The Minneapolis City Council on Friday endorsed ballot language that would allow residents in November to decide if they want to replace the police department.
The city has been under pressure to overhaul its policing system following George Floyd’s fatal encounter with former Minneapolis police officer Derek Chauvin last year. Chauvin was sentenced to 22 and a half years for the murder of Floyd. A Justice Department probe into the department’s policing practices has compounded that pressure.
Council members approved the wording in a 12-1 vote, according to NBC affiliate KARE of Minneapolis.
The question approved on Friday reads: “Shall the Minneapolis City Charter be amended to strike and replace the Police Department with a Department of Public Safety that employs a comprehensive public health approach, and which would include licensed peace officers (police officers) if necessary, to fulfill its responsibilities for public safety, with the general nature of the amendments being briefly indicated in the explanatory note below, which is made a part of this ballot?”
If the measure passes, the public safety department would be led by a commissioner nominated by the mayor and appointed by the city council. The Minneapolis police chief and mayor would also be stripped of their power over the department.
The city council will also not be required to fund a police force of at least 1.7 employees per 1,000 residents or charge taxable properties an additional 0.3 percent of its value each year to fund compensation for police force employees, officials said.
Mayor Jacob Frey, who is running for re-election, said he will not sign off on the ballot question.
“Frey maintains that giving the Minneapolis City Council control over public safety work would mark a major setback for accountability and good governance,” his office said in a statement to KARE. “The mayor will not be signing the measure, but appreciates the careful work and thorough analysis done by City staff to prepare fair and accurate language for voters to consider this fall.”

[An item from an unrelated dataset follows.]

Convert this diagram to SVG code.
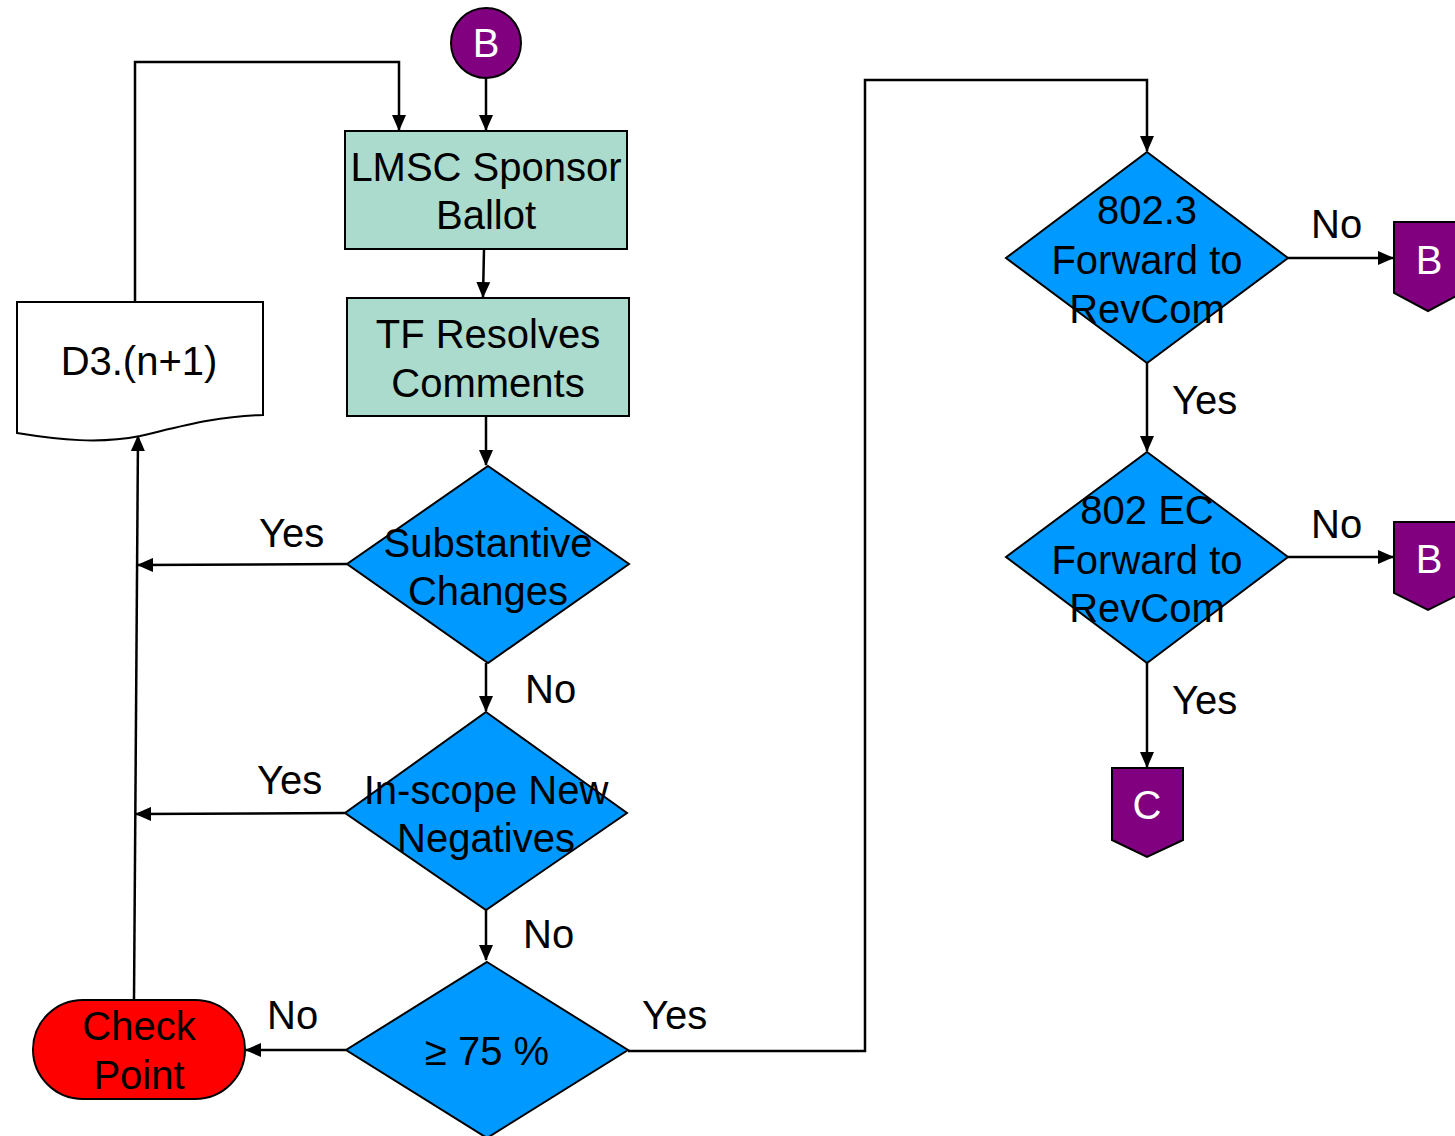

Frey has until the end of the day Thursday to approve or veto the ballot language, according to city rules. If he does not take action, the city will send the language to Hennepin County for printing on the ballot.
The ballot measure seeking to replace the city’s police department was proposed and petitioned by the citizen-led advocacy group “Yes 4 Minneapolis,” which describes itself as a “coalition of residents, neighbors, businesses, organizations, faith communities, and families across the city who are saying yes to creating a safe Minneapolis for all of us,” according to their website.
The group delivered a 20,000-signature petition to city officials in April. The signatures were verified by the city clerk’s office before going before the City Council.